> _Dataset extract_:

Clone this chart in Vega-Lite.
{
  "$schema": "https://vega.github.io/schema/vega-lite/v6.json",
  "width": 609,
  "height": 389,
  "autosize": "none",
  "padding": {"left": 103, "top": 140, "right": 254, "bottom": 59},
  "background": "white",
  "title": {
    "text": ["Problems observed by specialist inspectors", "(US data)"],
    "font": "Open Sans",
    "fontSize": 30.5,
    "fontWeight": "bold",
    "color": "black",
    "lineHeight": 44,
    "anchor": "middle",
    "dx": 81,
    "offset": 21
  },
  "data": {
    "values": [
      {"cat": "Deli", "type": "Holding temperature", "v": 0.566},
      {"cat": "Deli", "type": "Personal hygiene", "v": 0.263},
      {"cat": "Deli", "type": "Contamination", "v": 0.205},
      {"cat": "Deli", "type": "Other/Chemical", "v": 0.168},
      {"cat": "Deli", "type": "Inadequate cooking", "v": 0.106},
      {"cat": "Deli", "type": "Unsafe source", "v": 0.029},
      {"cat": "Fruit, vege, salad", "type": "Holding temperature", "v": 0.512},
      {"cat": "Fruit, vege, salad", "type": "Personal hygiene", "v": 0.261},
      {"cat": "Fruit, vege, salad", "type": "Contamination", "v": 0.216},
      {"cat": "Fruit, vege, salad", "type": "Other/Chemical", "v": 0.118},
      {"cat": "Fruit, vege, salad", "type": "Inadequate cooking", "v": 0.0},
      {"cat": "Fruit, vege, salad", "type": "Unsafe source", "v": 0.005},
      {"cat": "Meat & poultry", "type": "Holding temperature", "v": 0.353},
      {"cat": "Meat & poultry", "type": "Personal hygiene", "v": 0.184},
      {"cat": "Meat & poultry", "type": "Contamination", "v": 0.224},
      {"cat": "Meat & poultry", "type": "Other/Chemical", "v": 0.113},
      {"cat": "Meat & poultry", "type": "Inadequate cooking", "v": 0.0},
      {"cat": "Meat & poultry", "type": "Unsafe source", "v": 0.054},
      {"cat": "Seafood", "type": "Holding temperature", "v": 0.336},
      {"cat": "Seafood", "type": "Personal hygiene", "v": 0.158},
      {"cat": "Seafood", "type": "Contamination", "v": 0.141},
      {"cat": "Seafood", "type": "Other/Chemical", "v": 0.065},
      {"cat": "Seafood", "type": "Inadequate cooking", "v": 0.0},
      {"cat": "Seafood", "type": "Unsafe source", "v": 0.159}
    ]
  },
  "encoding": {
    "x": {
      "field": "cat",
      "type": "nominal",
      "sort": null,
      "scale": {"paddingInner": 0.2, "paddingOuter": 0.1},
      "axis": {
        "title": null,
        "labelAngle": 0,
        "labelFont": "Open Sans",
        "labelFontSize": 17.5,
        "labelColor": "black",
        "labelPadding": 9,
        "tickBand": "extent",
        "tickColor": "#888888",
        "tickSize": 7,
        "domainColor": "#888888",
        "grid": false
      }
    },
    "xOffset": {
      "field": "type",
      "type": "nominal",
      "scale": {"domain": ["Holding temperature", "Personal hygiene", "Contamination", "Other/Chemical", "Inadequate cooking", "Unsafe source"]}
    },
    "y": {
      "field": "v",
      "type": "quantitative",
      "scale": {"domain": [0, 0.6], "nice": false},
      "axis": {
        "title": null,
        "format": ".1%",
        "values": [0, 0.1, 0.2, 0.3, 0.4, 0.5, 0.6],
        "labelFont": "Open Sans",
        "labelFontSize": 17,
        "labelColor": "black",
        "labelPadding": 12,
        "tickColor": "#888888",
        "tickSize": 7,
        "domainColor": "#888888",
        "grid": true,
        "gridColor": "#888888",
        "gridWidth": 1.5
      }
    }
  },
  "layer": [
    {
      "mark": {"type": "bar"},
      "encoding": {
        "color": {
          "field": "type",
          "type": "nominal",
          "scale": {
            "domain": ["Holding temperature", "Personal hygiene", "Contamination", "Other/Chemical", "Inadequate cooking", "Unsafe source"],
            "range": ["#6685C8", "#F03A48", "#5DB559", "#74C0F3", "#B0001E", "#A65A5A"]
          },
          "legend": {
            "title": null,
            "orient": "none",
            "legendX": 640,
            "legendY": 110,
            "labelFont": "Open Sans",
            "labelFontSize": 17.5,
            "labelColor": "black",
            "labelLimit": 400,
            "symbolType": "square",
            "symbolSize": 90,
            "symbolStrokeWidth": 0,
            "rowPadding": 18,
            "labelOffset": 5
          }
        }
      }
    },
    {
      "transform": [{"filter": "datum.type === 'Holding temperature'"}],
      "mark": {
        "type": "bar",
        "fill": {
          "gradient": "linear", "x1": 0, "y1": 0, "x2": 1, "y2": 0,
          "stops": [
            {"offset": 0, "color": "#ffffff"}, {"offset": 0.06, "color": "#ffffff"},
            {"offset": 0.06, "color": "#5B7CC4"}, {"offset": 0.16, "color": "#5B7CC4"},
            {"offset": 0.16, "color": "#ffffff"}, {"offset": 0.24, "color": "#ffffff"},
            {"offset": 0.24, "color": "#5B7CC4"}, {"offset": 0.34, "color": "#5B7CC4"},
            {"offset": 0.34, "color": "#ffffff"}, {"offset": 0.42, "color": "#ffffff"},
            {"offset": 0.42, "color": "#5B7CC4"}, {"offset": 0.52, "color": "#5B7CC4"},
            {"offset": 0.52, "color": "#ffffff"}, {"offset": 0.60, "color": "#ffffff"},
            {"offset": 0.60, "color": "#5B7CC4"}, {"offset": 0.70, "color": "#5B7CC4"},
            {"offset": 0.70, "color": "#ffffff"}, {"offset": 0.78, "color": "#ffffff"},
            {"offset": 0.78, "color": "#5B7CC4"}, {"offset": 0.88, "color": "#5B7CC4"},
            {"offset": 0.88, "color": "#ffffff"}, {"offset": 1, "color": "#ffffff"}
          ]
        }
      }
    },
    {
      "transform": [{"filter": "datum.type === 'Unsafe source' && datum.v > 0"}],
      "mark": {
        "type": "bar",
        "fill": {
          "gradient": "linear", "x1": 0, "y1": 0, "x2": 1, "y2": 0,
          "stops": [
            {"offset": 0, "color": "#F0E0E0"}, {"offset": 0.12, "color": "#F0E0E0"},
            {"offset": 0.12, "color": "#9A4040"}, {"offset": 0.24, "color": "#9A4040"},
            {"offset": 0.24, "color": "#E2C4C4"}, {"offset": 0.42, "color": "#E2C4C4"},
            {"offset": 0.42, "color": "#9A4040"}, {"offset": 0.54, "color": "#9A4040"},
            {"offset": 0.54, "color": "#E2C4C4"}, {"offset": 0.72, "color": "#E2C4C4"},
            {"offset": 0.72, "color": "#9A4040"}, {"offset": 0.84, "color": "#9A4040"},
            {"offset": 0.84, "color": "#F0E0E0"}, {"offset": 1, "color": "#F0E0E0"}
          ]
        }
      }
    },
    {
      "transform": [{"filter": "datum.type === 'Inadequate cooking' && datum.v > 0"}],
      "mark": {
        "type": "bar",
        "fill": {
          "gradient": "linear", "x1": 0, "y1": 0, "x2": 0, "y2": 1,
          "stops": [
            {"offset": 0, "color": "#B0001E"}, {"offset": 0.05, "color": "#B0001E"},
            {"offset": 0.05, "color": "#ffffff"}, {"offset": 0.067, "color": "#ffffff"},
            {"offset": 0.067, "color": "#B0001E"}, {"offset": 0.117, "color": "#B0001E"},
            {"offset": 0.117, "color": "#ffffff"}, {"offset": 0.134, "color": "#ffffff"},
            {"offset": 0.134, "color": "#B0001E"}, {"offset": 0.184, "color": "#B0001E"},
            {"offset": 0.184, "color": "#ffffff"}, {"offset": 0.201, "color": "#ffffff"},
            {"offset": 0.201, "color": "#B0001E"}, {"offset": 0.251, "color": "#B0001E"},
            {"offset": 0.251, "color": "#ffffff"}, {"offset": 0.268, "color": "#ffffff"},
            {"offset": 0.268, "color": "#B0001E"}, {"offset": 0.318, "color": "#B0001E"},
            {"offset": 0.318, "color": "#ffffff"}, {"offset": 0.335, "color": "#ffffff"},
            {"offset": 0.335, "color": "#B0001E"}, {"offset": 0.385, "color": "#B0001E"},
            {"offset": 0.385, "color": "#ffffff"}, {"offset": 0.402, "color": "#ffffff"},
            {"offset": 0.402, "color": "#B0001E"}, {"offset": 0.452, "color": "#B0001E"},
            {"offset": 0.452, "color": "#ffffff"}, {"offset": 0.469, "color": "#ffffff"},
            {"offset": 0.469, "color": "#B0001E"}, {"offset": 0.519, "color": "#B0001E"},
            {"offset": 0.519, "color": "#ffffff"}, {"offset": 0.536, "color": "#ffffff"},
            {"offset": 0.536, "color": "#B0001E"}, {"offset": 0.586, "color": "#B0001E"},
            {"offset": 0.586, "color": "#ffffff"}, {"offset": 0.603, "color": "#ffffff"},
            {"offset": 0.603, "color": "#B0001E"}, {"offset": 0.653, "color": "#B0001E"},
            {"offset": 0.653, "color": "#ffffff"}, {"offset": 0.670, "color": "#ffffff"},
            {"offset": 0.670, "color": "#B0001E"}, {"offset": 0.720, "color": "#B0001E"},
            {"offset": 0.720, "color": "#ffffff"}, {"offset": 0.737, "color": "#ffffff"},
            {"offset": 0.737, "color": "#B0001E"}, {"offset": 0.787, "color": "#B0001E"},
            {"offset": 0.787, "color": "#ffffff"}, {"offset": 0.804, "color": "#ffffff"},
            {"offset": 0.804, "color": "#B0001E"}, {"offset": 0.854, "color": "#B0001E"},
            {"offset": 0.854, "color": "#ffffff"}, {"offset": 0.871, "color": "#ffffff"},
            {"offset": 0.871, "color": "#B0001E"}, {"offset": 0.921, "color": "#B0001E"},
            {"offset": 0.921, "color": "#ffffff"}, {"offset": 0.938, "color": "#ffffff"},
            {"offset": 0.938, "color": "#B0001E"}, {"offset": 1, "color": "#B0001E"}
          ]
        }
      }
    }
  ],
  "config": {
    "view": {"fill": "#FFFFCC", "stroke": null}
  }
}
...
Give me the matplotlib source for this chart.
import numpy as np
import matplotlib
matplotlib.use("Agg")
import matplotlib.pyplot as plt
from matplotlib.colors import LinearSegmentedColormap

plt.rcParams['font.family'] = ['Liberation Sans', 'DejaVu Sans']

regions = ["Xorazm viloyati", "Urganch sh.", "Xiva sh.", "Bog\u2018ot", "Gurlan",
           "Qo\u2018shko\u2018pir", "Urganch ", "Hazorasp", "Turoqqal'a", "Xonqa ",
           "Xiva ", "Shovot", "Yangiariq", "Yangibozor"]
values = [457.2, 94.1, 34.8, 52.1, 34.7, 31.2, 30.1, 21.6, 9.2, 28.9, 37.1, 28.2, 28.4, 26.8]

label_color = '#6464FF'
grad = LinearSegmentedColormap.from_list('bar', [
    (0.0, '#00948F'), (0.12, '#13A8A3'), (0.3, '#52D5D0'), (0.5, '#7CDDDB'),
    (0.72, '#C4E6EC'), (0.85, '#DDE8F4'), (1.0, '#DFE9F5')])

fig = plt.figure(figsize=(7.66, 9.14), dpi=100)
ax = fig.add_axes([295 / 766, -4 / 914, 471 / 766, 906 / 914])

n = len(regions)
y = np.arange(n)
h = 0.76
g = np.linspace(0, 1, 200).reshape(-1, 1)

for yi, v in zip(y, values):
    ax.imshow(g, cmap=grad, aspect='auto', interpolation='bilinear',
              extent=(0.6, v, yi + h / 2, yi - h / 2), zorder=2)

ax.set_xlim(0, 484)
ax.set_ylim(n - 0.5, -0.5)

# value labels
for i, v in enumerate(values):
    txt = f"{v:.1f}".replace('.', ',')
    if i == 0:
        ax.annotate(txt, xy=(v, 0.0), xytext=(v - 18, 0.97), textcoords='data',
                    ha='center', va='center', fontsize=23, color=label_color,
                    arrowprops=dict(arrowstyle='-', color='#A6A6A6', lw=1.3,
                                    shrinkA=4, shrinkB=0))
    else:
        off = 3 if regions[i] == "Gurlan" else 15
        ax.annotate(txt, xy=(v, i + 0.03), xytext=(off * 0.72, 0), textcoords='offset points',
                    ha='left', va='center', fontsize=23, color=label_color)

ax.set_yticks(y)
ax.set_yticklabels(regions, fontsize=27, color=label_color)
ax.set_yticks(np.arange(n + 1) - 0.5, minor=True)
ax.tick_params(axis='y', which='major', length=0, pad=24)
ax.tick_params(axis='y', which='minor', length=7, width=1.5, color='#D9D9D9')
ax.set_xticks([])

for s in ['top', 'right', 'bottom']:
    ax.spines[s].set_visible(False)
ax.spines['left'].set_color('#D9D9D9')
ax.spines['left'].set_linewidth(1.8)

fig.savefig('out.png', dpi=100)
* * *
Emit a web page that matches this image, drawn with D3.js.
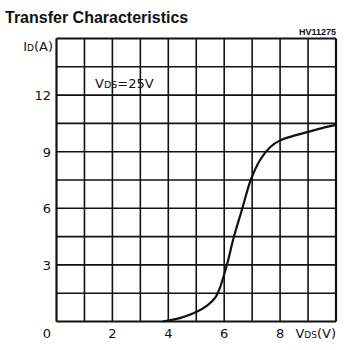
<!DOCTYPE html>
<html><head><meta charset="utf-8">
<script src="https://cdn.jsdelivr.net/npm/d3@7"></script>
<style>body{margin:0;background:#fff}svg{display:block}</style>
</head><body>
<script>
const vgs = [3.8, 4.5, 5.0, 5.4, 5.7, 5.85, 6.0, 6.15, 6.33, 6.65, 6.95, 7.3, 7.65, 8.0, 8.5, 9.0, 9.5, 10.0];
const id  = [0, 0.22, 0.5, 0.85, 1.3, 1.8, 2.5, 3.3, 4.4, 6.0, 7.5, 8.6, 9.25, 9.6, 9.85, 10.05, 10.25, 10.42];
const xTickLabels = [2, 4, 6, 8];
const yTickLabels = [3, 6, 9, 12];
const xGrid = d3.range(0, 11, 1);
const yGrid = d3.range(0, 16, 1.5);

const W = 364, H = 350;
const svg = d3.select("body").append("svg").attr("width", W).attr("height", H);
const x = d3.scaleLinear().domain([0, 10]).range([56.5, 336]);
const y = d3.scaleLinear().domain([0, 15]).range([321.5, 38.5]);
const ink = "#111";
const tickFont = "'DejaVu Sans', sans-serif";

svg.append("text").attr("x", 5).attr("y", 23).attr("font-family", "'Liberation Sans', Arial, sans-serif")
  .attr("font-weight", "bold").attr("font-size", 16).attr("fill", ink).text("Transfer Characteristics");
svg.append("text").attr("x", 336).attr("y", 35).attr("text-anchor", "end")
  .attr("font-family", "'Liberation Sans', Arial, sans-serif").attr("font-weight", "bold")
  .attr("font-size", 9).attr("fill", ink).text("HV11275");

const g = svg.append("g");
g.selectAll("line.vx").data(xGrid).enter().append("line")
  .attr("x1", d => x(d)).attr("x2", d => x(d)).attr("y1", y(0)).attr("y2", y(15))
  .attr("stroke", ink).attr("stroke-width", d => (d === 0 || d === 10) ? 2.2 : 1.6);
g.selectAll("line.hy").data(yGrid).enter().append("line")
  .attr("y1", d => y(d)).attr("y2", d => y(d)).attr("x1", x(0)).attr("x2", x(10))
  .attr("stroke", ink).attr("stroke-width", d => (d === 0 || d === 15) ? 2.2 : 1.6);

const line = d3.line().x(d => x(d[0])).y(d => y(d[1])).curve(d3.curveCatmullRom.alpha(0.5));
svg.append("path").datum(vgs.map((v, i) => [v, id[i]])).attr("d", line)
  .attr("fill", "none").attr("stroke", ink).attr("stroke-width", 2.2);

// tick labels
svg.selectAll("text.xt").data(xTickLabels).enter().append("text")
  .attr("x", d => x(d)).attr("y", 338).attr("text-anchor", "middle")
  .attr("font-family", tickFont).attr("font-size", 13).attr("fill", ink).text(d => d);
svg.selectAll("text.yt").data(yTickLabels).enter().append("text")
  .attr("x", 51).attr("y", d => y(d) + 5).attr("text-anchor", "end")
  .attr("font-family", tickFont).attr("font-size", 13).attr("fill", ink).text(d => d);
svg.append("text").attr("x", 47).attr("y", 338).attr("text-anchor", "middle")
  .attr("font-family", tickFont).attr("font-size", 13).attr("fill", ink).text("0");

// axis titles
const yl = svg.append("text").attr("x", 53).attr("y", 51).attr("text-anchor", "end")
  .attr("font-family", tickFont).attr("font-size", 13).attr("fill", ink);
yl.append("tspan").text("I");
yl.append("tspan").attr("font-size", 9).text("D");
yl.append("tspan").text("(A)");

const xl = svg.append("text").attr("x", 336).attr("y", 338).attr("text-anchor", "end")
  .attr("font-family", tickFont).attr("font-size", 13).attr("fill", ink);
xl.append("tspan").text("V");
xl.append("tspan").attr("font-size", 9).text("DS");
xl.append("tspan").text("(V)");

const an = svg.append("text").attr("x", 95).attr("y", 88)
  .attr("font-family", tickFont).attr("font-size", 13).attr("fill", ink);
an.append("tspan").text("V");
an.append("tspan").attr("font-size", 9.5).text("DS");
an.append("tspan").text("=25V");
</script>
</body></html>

> _Requirements_: Only the lines from "Emit a web page" through "const yGrid = d3.range(0, 16, 1.5);" should appear in your output, copied exactly with both end lines, and with no pictures.

> _Final result_:
Emit a web page that matches this image, drawn with D3.js.
<!DOCTYPE html>
<html><head><meta charset="utf-8">
<script src="https://cdn.jsdelivr.net/npm/d3@7"></script>
<style>body{margin:0;background:#fff}svg{display:block}</style>
</head><body>
<script>
const vgs = [3.8, 4.5, 5.0, 5.4, 5.7, 5.85, 6.0, 6.15, 6.33, 6.65, 6.95, 7.3, 7.65, 8.0, 8.5, 9.0, 9.5, 10.0];
const id  = [0, 0.22, 0.5, 0.85, 1.3, 1.8, 2.5, 3.3, 4.4, 6.0, 7.5, 8.6, 9.25, 9.6, 9.85, 10.05, 10.25, 10.42];
const xTickLabels = [2, 4, 6, 8];
const yTickLabels = [3, 6, 9, 12];
const xGrid = d3.range(0, 11, 1);
const yGrid = d3.range(0, 16, 1.5);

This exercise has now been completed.